### WORK INSTRUCTIONS
Only the lines from the top of the records below through the line containing "import numpy as np" should be printed, exactly and without pictures.

[Items from a dataset]
>>

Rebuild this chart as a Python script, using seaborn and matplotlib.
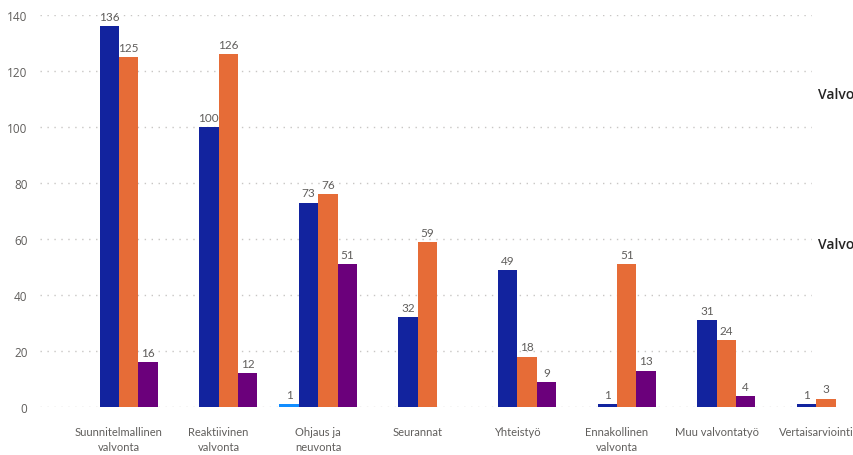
import matplotlib
matplotlib.use("Agg")
import matplotlib.pyplot as plt
import seaborn as sns
import pandas as pd
import numpy as np

categories = ["Suunnitelmallinen\nvalvonta", "Reaktiivinen\nvalvonta", "Ohjaus ja\nneuvonta",
              "Seurannat", "Yhteistyö", "Ennakollinen\nvalvonta", "Muu valvontatyö",
              "Vertaisarviointi"]
series_names = ["Sarja 1", "Sarja 2", "Sarja 3", "Sarja 4"]
s1 = [None, None, 1, None, None, None, None, None]
s2 = [136, 100, 73, 32, 49, 1, 31, 1]
s3 = [125, 126, 76, 59, 18, 51, 24, 3]
s4 = [16, 12, 51, None, 9, 13, 4, None]
colors = ["#118DFF", "#12239E", "#E66C37", "#6B007B"]
yticks = [0, 20, 40, 60, 80, 100, 120, 140]

rows = []
for name, vals in zip(series_names, [s1, s2, s3, s4]):
    for c, v in zip(categories, vals):
        if v is not None:
            rows.append({"cat": c, "series": name, "value": v})
df = pd.DataFrame(rows)

sns.set_theme(style="white")
plt.rcParams["font.family"] = ["Open Sans", "DejaVu Sans"]

fig = plt.figure(figsize=(8.54, 4.56), dpi=100)
ax = fig.add_axes([40/854, 1-408/456, (812-40)/854, (408-16)/456])

sns.barplot(data=df, x="cat", y="value", hue="series", order=categories,
            hue_order=series_names, palette=colors, width=0.78, ax=ax,
            legend=False, saturation=1, edgecolor="none", linewidth=0)

ax.set_xlim(-0.793, 6.958)
ax.set_ylim(0, 140)
ax.set_yticks(yticks)
ax.grid(axis="y", color="#C8C6C4", linestyle=(0, (1, 4)), linewidth=1)
ax.grid(axis="x", visible=False)
ax.set_axisbelow(True)
for sp in ax.spines.values():
    sp.set_visible(False)
ax.tick_params(axis="y", length=0, colors="#605E5C", labelsize=8.5, pad=9)
ax.set_xticks([])
ax.set_xlabel("")
ax.set_ylabel("")

for i, c in enumerate(categories):
    ax.annotate(c, xy=(i, 0), xycoords=("data", "axes fraction"),
                xytext=(0, -14), textcoords="offset points",
                ha="center", va="top", fontsize=8, color="#605E5C",
                family=["Lato", "DejaVu Sans"], linespacing=1.45,
                annotation_clip=False)

for p in ax.patches:
    p.set_clip_on(False)
for cont in ax.containers:
    ax.bar_label(cont, fmt="%d", padding=3, fontsize=8.5, color="#605E5C",
                 annotation_clip=False, family=["Lato", "DejaVu Sans"])

fig.text(818/854, 1-95/456, "Valvo", fontsize=10, fontweight="semibold",
         color="#252423", va="center", ha="left")
fig.text(818/854, 1-245/456, "Valvo", fontsize=10, fontweight="semibold",
         color="#252423", va="center", ha="left")

fig.savefig("out.png", dpi=100)
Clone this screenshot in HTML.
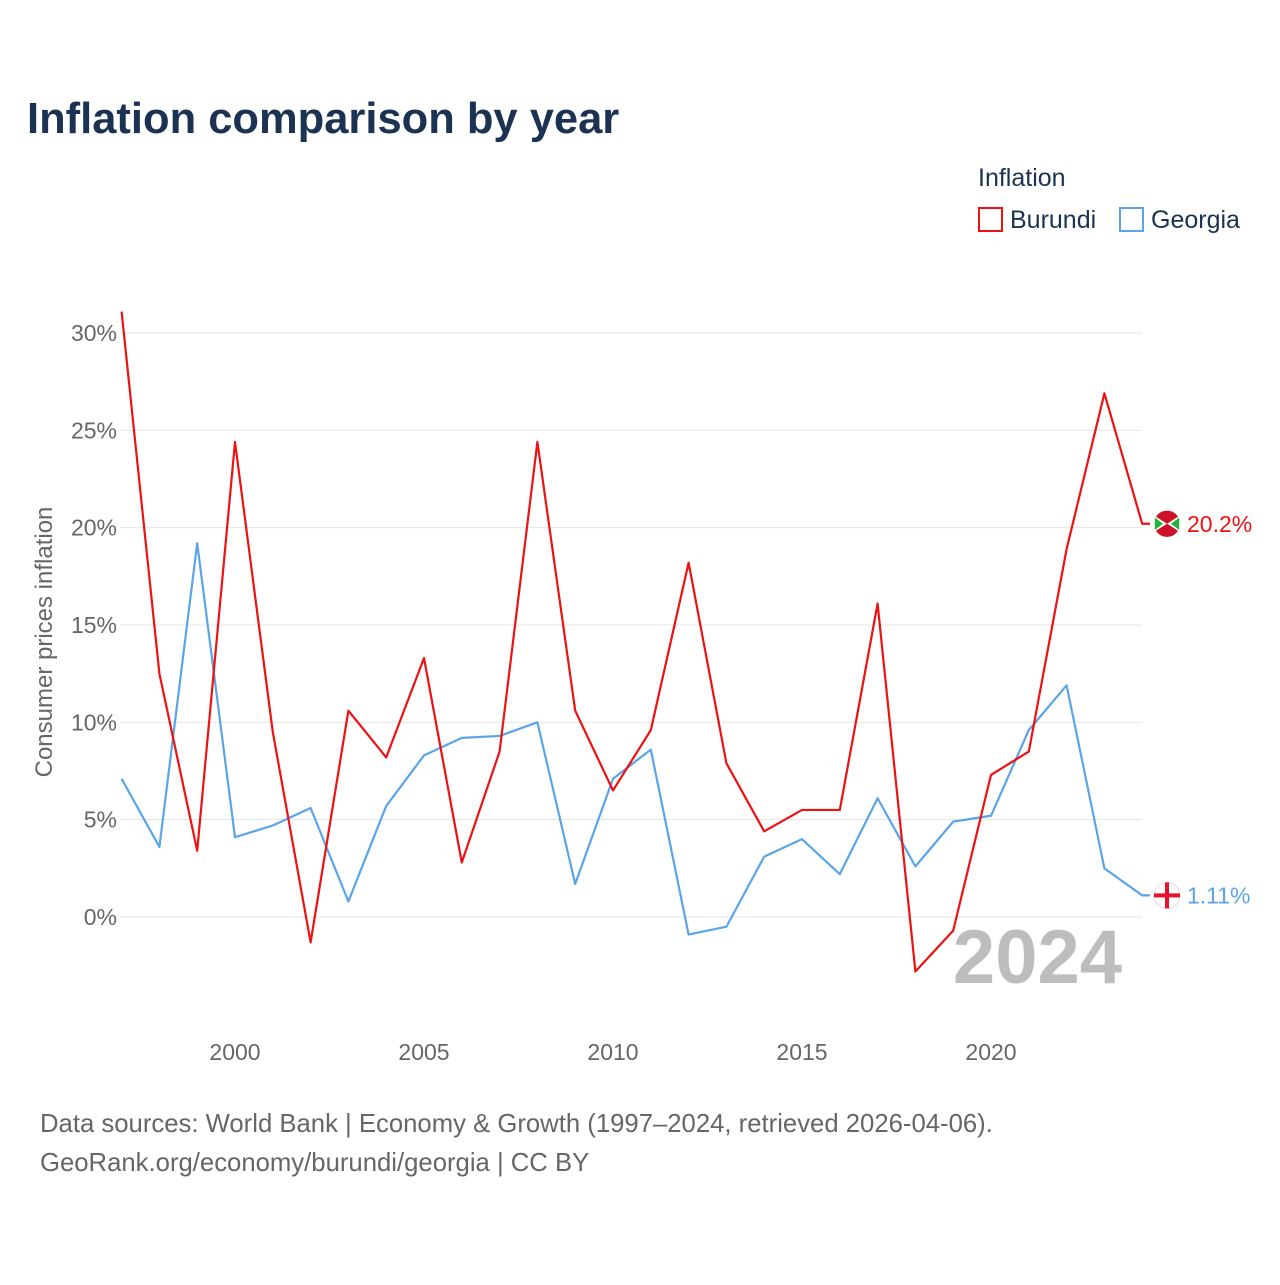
<!DOCTYPE html>
<html><head><meta charset="utf-8"><style>
body{margin:0;background:#fff;font-family:"Liberation Sans",sans-serif;}
svg text{font-family:"Liberation Sans",sans-serif;}
</style></head><body>
<svg width="1280" height="1280" viewBox="0 0 1280 1280">
<text x="27" y="133" font-size="43.5" font-weight="bold" fill="#1b3252">Inflation comparison by year</text>
<text x="978" y="186" font-size="25" fill="#1b3252">Inflation</text>
<g><rect x="979" y="208" width="23" height="23" fill="none" stroke="#ee1111" stroke-width="2"/><text x="1010" y="228" font-size="25" fill="#1b3252">Burundi</text></g>
<g><rect x="1120" y="208" width="23" height="23" fill="none" stroke="#5ba4e8" stroke-width="2"/><text x="1151" y="228" font-size="25" fill="#1b3252">Georgia</text></g>
<g id="grid"></g>
<g id="yticks"></g>
<g id="xticks"></g>
<text transform="translate(52,642) rotate(-90)" text-anchor="middle" font-size="24" fill="#666">Consumer prices inflation</text>
<text x="1122" y="983" text-anchor="end" font-size="76" font-weight="bold" fill="#bdbdbd">2024</text>
<g id="series"></g>
<text x="40" y="1132" font-size="25.7" fill="#666">Data sources: World Bank | Economy &amp; Growth (1997–2024, retrieved 2026-04-06).</text>
<text x="40" y="1171" font-size="25.7" fill="#666">GeoRank.org/economy/burundi/georgia | CC BY</text>
</svg>
<script>
const years=[1997,1998,1999,2000,2001,2002,2003,2004,2005,2006,2007,2008,2009,2010,2011,2012,2013,2014,2015,2016,2017,2018,2019,2020,2021,2022,2023,2024];
const burundi=[31.1,12.5,3.4,24.4,9.5,-1.3,10.6,8.2,13.3,2.8,8.5,24.4,10.6,6.5,9.6,18.2,7.9,4.4,5.5,5.5,16.1,-2.8,-0.7,7.3,8.5,18.9,26.9,20.2];
const georgia=[7.1,3.6,19.2,4.1,4.7,5.6,0.8,5.7,8.3,9.2,9.3,10.0,1.7,7.1,8.6,-0.9,-0.5,3.1,4.0,2.2,6.1,2.6,4.9,5.2,9.6,11.9,2.5,1.11];
const yTicks=[0,5,10,15,20,25,30];
const xTicks=[2000,2005,2010,2015,2020];
const NS="http://www.w3.org/2000/svg";
const xs=y=>235+(y-2000)*37.8;
const ys=v=>917-v*19.467;
function mk(t,a,p){const e=document.createElementNS(NS,t);for(const k in a)e.setAttribute(k,a[k]);p.appendChild(e);return e;}
const grid=document.getElementById('grid'),yt=document.getElementById('yticks'),xt=document.getElementById('xticks'),ser=document.getElementById('series');
yTicks.forEach(v=>{
 const l=mk('line',{x1:120,x2:1142,y1:ys(v),y2:ys(v),stroke:'#e6e6e6','stroke-width':1},grid);
 
 
 const t=mk('text',{x:117,y:ys(v)+8,'text-anchor':'end','font-size':23,fill:'#666'},yt);t.textContent=v+'%';
 
 
});
xTicks.forEach(y=>{
 const t=mk('text',{x:xs(y),y:1060,'text-anchor':'middle','font-size':23,fill:'#666'},xt);t.textContent=y;
 
 
});
function line(vals,col,name,label,flag){
 const pts=vals.map((v,i)=>xs(years[i])+','+ys(v));
 const last=ys(vals[vals.length-1]);
 pts.push('1150,'+last);
 const p=mk('polyline',{points:pts.join(' '),fill:'none',stroke:col,'stroke-width':2.2,'stroke-linejoin':'round'},ser);
 
 
 const g=mk('g',{},ser);
 
 
 mk('circle',{cx:1167,cy:last,r:13,fill:'#fff',stroke:'#ddd'},g);
 if(flag==='bi'){mk('path',{d:`M1156 ${last-8}L1178 ${last+8}M1156 ${last+8}L1178 ${last-8}`,stroke:'#fff','stroke-width':3},g);
  mk('path',{d:`M1156 ${last-7}L1167 ${last}L1178 ${last-7}A13 13 0 0 0 1156 ${last-7}Z`,fill:'#ce1126'},g);
  mk('path',{d:`M1156 ${last+7}L1167 ${last}L1178 ${last+7}A13 13 0 0 1 1156 ${last+7}Z`,fill:'#ce1126'},g);
  mk('path',{d:`M1155 ${last-6}L1163 ${last}L1155 ${last+6}Z`,fill:'#1eb53a'},g);
  mk('path',{d:`M1179 ${last-6}L1171 ${last}L1179 ${last+6}Z`,fill:'#1eb53a'},g);}
 else{mk('rect',{x:1154,y:last-2,width:26,height:4,fill:'#e8112d'},g);mk('rect',{x:1165,y:last-13,width:4,height:26,fill:'#e8112d'},g);}
 const t=mk('text',{x:1187,y:last+8,'font-size':23,fill:col},ser);t.textContent=label;
 
 
}
line(georgia,'#5ba4e8','georgia','1.11%','ge');
line(burundi,'#ee1111','burundi','20.2%','bi');
</script>
</body></html>
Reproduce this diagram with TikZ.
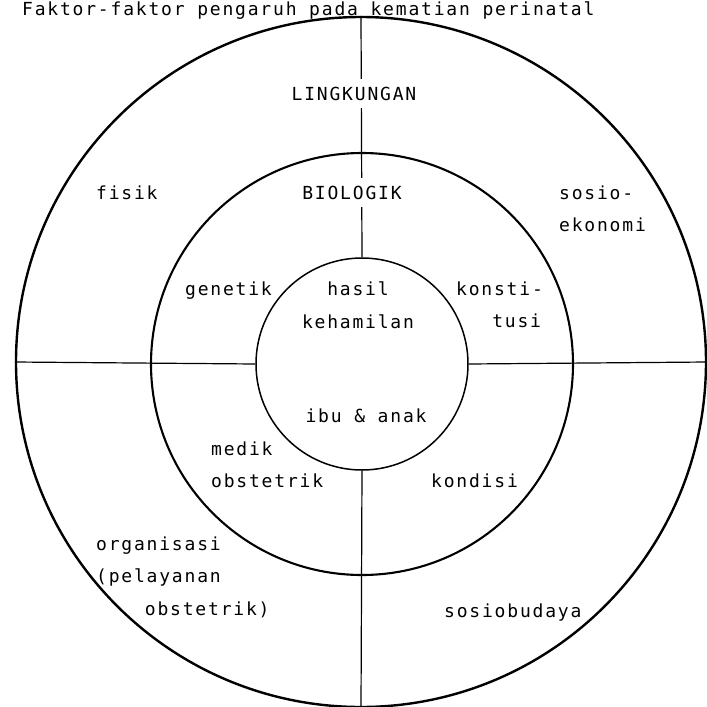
\documentclass[tikz,border=0pt]{standalone}
\usepackage{fontspec}
\setmainfont[LetterSpace=10]{DejaVu Sans Mono}
\begin{document}
\begin{tikzpicture}[x=1pt,y=-1pt,
  lbl/.style={inner sep=0pt, font=\fontsize{18}{32.5}\selectfont, text=black},
  ring/.style={circle, draw, inner sep=0pt},
  divider/.style={line width=1.2pt},
  hidebg/.style={fill=white, inner xsep=2pt, inner ysep=8pt}]
\useasboundingbox (0,0) rectangle (707,707);
\fill[white] (0,0) rectangle (707,707);
% title
\node[lbl, anchor=base west] (title) at (22,15) {Faktor-faktor pengaruh pada kematian perinatal};
% circles
\node[ring, line width=2.4pt, minimum size=690pt] (outer) at (361,362) {};
\node[ring, line width=2.1pt, minimum size=422pt] (middle) at (362,364) {};
\node[ring, line width=1.5pt, minimum size=212pt] (inner) at (362,364) {};
% dividers
\draw[divider] (outer.north) -- (inner.north);
\draw[divider] (inner.south) -- (outer.south);
\draw[divider] (outer.west) -- (inner.west);
\draw[divider] (inner.east) -- (outer.east);
% labels
\node[lbl, hidebg, anchor=base] (lingkungan) at (354,100) {LINGKUNGAN};
\node[lbl, hidebg, anchor=base] (biologik) at (352,199) {BIOLOGIK};
\node[lbl, anchor=base west] (fisik) at (96,199) {fisik};
\node[lbl, anchor=west, align=left] (sosioek) at (559,209) {sosio-\\ekonomi};
\node[lbl, anchor=base west] (genetik) at (185,295) {genetik};
\node[lbl, anchor=center, align=center] (hasil) at (358,305) {hasil\\kehamilan};
\node[lbl, anchor=west, align=left] (konstitusi) at (456,305) {konsti-\\\phantom{kon}tusi};
\node[lbl, anchor=base] (ibuanak) at (366,422) {ibu \& anak};
\node[lbl, anchor=west, align=left] (medik) at (211,465) {medik\\obstetrik};
\node[lbl, anchor=base west] (kondisi) at (431,487) {kondisi};
\node[lbl, anchor=west, align=left] (organisasi) at (96,578) {organisasi\\(pelayanan\\\phantom{(pel}obstetrik)};
\node[lbl, anchor=base west] (sosiobudaya) at (444,617) {sosiobudaya};
\end{tikzpicture}
\end{document}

<<

### THE SOLUTION
Rebuild this chart as a Python script, using seaborn and matplotlib.
import matplotlib
matplotlib.use("Agg")
import matplotlib.pyplot as plt
import seaborn as sns
import pandas as pd
import numpy as np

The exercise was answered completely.